An overview chapter synthesises the findings, highlighting the interdependence of policy actions in the various areas.



Energy Policy and the Environment: Responding to the Threat of Climate Change

While greenhouse gas (GHG) emissions per capita are relatively low, Hungary is releasing high levels of greenhouse gases relative to the size of the economy, reflecting inefficient use of energy. Efforts to raise energy efficiency constitute an important policy option to reap multiple benefits: (i) reduced reliance on energy imports; (ii) reduction of GHG emissions (energy production and use contribute most GHG emissions in Hungary); and, (iii) reduced air pollution and related health impacts. With an average 3% per year the reduction in energy intensity over recent years in Hungary has been impressive.

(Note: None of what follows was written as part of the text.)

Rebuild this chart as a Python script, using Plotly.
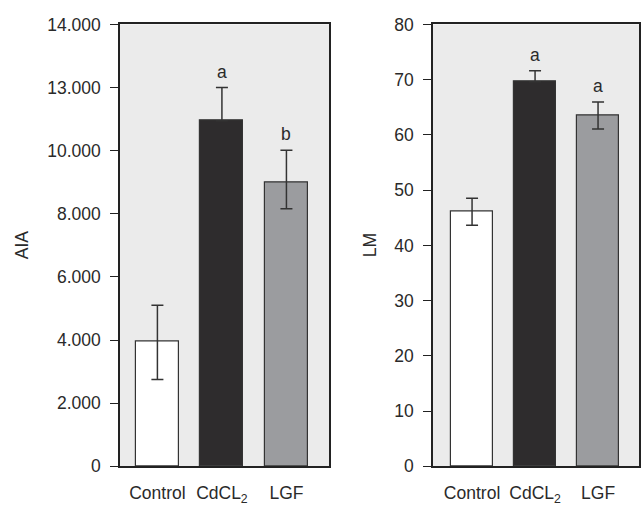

The question is whether this rate of improvement, mainly due to significant changes in Hungary’s industrial structure, can be continued without stronger energy efficiency policies. In the longer term (post 2012), more stringent climate policy objectives (in the European Union context) will generate additional incentives to harness cost-effective energy efficiency potentials in many sectors of the Hungarian economy. OECD analysis shows that large reductions in GHG emissions are achievable at relatively low costs if the right policies are put in place. It is suggested that Hungary considers: (i) stronger use of market-based instruments; (ii) better integration of GHG emission objectives in relevant policy areas such as power supply, transport, and residential energy use; and (iii) cost-effective measures to speed technological innovation and diffusion of renewable energy.